• [What the task asks]: Copy exactly, and only, the lines between the line holding "Write the Chart.js code for this chart." and the line holding "agree with description</div>", inclusive; skip the pictures.

(Entries with chart source code)
=======

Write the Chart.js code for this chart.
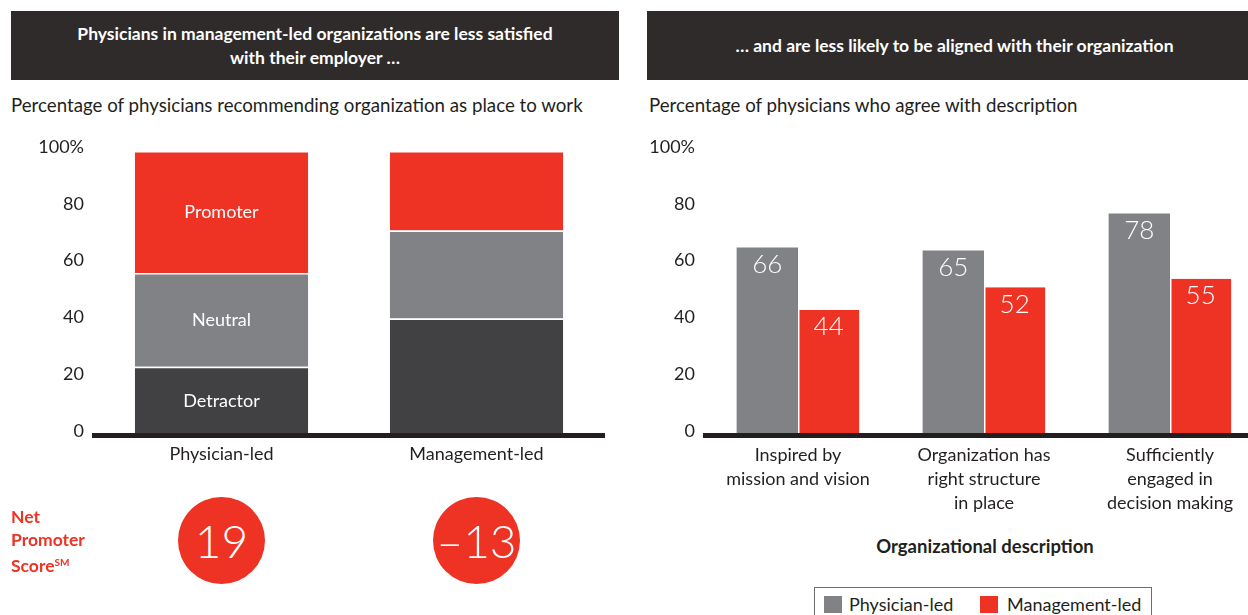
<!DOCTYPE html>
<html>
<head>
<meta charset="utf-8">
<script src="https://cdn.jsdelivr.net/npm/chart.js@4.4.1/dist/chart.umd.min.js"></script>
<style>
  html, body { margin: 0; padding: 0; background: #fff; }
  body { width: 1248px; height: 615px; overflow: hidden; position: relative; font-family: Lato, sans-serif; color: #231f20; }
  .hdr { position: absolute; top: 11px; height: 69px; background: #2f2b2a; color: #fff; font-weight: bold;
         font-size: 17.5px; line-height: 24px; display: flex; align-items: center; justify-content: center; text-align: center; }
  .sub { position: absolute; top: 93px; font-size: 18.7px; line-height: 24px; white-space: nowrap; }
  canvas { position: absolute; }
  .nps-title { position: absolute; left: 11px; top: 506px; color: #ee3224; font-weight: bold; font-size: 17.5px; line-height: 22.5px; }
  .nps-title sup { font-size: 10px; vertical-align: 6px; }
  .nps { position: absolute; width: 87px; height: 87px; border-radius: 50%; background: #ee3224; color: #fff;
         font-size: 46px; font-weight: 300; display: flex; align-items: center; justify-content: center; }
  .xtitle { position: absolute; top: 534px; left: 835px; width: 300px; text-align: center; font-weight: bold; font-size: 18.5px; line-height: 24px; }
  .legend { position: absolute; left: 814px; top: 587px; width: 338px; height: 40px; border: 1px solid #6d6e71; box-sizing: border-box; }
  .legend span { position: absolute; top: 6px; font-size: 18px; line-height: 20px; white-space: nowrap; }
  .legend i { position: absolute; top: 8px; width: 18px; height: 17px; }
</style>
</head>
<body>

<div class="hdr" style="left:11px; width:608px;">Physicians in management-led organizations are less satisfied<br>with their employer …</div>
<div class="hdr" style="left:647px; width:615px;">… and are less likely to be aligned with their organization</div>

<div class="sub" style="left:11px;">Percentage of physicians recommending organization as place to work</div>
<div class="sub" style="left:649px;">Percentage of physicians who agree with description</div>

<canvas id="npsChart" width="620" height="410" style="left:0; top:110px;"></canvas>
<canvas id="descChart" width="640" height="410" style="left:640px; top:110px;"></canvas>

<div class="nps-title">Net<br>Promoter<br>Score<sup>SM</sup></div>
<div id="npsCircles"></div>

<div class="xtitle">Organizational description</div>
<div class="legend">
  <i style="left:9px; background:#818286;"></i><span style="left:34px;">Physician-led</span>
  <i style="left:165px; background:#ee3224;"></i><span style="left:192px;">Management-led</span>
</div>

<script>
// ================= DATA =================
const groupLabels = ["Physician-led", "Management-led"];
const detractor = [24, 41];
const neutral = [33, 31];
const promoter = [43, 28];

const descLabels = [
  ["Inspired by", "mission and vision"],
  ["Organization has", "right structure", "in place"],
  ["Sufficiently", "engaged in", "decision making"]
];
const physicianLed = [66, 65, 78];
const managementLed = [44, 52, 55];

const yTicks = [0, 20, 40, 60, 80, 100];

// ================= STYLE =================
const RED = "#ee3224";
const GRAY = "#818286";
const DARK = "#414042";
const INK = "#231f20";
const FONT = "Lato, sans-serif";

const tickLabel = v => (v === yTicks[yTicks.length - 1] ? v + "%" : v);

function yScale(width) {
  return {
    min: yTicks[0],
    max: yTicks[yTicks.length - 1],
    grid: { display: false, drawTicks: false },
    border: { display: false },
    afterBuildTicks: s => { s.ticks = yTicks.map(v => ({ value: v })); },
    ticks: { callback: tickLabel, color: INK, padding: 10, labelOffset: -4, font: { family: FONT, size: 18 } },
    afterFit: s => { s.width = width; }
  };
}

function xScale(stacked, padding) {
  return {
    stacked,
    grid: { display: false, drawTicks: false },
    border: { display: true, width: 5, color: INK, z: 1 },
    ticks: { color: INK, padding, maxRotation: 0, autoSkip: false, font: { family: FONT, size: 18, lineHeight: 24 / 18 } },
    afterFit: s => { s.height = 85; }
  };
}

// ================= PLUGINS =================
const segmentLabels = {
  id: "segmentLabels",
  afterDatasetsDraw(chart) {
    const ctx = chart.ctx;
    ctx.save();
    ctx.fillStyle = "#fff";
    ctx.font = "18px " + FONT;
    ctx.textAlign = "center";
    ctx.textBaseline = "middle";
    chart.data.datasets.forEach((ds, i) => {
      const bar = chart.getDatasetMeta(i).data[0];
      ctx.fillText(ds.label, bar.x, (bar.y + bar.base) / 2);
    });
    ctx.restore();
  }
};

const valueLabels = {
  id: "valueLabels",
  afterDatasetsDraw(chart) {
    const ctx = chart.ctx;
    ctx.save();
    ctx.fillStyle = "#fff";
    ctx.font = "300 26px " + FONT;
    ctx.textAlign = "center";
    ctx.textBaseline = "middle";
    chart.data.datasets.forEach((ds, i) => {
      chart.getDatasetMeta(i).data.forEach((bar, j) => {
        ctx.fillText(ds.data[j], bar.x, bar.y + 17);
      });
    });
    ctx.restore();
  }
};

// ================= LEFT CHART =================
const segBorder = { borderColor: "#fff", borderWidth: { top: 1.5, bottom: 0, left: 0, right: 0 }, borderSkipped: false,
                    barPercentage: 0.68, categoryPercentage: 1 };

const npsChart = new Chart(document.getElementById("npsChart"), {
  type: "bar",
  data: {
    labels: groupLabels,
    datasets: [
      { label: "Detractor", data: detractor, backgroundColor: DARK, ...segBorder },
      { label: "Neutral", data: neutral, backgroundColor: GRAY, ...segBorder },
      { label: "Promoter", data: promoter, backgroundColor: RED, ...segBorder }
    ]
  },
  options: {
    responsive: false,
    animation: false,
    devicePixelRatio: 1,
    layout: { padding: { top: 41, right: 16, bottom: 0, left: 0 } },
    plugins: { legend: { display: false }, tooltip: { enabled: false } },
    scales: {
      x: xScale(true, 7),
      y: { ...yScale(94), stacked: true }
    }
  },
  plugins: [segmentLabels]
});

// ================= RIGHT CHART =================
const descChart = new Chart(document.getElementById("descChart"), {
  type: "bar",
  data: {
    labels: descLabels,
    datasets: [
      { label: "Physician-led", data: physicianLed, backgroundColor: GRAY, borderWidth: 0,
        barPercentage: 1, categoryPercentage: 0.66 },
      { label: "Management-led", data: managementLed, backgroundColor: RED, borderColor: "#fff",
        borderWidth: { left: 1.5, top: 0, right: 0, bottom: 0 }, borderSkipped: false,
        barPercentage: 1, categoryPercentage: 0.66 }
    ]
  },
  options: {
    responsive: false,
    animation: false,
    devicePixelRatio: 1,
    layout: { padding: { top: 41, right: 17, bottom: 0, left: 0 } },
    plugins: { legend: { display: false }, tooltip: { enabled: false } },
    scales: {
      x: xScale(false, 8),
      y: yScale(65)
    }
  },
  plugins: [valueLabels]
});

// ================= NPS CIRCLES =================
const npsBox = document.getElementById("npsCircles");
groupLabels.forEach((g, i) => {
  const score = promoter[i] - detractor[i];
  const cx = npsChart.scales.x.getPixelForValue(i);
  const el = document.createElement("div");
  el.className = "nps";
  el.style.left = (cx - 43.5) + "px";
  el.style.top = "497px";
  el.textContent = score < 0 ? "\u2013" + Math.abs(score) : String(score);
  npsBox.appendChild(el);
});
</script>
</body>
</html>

=======

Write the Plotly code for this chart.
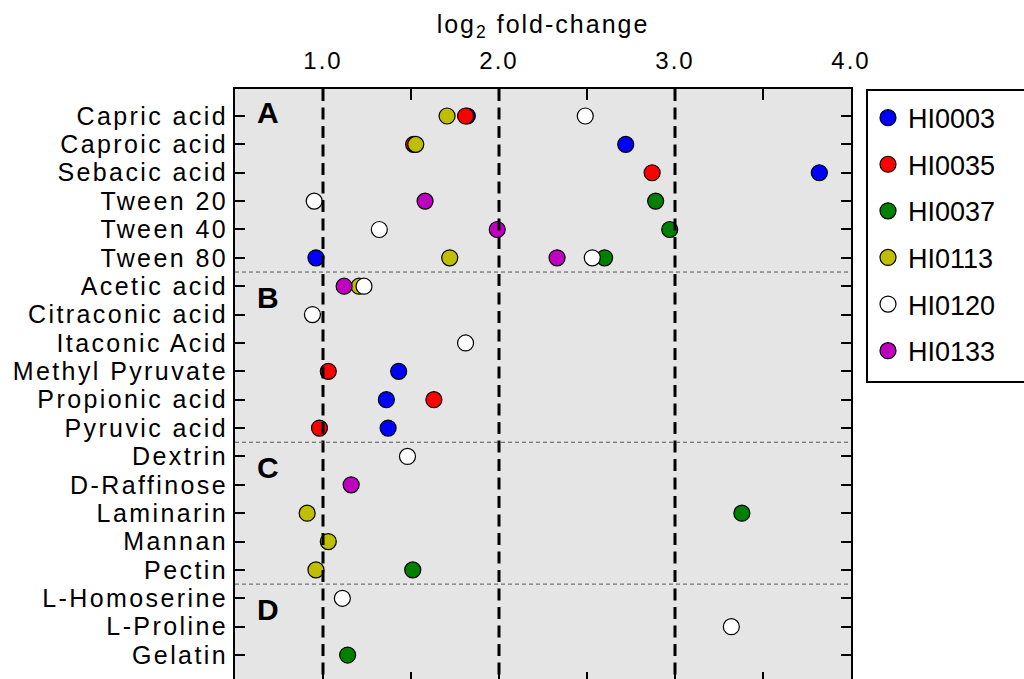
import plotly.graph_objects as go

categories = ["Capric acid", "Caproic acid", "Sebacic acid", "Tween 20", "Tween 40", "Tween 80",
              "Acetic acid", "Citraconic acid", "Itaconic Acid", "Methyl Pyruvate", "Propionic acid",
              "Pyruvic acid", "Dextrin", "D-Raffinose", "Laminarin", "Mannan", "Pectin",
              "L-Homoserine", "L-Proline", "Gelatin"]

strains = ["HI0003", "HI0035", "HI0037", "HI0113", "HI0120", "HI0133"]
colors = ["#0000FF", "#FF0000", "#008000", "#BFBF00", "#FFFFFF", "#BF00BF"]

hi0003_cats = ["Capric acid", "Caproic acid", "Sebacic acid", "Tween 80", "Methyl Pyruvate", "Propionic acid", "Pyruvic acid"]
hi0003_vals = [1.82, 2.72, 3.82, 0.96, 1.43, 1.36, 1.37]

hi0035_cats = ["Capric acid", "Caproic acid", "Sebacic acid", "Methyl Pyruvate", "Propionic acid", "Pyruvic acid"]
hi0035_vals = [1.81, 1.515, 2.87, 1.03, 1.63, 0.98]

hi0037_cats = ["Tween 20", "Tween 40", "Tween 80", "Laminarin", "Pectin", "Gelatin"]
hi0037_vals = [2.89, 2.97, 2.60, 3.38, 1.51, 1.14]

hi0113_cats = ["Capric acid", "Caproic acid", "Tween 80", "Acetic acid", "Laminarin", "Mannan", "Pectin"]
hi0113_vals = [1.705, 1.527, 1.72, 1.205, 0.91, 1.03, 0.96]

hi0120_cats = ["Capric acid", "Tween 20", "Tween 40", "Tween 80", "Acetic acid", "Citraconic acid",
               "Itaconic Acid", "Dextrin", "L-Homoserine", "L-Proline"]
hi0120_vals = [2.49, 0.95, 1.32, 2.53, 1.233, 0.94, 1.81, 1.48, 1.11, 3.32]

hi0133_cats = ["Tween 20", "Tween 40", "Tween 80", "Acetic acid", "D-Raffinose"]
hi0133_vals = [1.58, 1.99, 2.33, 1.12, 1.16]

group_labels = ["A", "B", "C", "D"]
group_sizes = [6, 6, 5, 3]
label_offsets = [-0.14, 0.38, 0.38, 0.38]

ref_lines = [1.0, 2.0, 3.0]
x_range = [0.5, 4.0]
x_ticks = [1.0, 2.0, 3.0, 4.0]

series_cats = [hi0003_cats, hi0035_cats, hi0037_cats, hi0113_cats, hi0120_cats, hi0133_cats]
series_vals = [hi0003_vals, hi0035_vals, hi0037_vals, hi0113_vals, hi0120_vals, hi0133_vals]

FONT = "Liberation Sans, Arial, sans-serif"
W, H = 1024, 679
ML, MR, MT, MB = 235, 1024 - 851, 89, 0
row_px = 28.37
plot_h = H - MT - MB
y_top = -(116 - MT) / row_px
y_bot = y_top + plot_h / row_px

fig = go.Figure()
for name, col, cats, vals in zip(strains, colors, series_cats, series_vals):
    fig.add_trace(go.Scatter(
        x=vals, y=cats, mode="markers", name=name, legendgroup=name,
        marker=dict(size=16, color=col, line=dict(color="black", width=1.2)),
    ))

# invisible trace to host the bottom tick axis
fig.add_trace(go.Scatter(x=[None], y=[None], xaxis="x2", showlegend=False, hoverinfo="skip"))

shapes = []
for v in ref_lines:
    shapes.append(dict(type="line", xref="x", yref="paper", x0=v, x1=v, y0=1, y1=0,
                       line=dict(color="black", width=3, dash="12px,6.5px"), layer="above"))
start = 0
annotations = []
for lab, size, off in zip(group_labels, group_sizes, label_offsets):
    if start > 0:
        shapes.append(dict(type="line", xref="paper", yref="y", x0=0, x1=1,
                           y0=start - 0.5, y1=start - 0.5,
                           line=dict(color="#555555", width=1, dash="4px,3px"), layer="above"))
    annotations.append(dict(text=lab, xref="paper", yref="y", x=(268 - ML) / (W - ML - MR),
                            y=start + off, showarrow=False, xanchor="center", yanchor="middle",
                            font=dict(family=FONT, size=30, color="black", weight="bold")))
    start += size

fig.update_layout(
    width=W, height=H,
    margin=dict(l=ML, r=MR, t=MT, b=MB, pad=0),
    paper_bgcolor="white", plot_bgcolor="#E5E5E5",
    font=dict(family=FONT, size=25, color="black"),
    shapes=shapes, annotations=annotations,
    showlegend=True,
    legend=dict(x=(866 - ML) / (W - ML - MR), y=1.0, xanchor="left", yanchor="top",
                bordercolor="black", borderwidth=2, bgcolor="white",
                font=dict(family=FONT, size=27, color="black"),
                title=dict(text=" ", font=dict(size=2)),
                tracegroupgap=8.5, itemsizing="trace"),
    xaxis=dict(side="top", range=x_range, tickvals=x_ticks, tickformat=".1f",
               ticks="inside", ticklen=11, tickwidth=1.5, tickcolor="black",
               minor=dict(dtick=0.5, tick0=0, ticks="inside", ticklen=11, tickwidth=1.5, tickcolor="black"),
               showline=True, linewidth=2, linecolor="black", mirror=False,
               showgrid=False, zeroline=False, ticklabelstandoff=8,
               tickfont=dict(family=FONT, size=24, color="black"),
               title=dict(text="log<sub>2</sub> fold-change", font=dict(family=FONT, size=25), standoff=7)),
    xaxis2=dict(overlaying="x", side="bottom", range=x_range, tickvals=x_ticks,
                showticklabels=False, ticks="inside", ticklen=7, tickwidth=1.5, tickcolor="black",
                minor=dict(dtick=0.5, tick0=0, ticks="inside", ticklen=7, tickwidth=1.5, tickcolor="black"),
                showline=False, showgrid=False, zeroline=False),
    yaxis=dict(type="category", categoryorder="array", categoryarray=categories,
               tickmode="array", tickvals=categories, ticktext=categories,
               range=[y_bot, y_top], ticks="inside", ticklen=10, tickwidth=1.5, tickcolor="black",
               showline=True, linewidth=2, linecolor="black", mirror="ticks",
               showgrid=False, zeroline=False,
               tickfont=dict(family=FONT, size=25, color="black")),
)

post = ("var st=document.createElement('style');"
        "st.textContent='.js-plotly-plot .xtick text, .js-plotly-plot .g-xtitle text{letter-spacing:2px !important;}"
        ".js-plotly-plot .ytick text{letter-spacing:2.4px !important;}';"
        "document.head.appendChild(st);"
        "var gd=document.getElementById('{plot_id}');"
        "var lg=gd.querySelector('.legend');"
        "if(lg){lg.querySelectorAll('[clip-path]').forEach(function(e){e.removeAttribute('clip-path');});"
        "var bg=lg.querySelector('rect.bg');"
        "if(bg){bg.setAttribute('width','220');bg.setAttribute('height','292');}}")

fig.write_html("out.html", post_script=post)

=======

• [Exercise response]:
Write the Chart.js code for this chart.
<!DOCTYPE html>
<html>
<head>
<meta charset="utf-8">
<script src="https://cdn.jsdelivr.net/npm/chart.js@4.4.1/dist/chart.umd.min.js"></script>
<style>
  html, body { margin: 0; padding: 0; background: #fff; }
  body { width: 1248px; height: 615px; overflow: hidden; position: relative; font-family: Lato, sans-serif; color: #231f20; }
  .hdr { position: absolute; top: 11px; height: 69px; background: #2f2b2a; color: #fff; font-weight: bold;
         font-size: 17.5px; line-height: 24px; display: flex; align-items: center; justify-content: center; text-align: center; }
  .sub { position: absolute; top: 93px; font-size: 18.7px; line-height: 24px; white-space: nowrap; }
  canvas { position: absolute; }
  .nps-title { position: absolute; left: 11px; top: 506px; color: #ee3224; font-weight: bold; font-size: 17.5px; line-height: 22.5px; }
  .nps-title sup { font-size: 10px; vertical-align: 6px; }
  .nps { position: absolute; width: 87px; height: 87px; border-radius: 50%; background: #ee3224; color: #fff;
         font-size: 46px; font-weight: 300; display: flex; align-items: center; justify-content: center; }
  .xtitle { position: absolute; top: 534px; left: 835px; width: 300px; text-align: center; font-weight: bold; font-size: 18.5px; line-height: 24px; }
  .legend { position: absolute; left: 814px; top: 587px; width: 338px; height: 40px; border: 1px solid #6d6e71; box-sizing: border-box; }
  .legend span { position: absolute; top: 6px; font-size: 18px; line-height: 20px; white-space: nowrap; }
  .legend i { position: absolute; top: 8px; width: 18px; height: 17px; }
</style>
</head>
<body>

<div class="hdr" style="left:11px; width:608px;">Physicians in management-led organizations are less satisfied<br>with their employer …</div>
<div class="hdr" style="left:647px; width:615px;">… and are less likely to be aligned with their organization</div>

<div class="sub" style="left:11px;">Percentage of physicians recommending organization as place to work</div>
<div class="sub" style="left:649px;">Percentage of physicians who agree with description</div>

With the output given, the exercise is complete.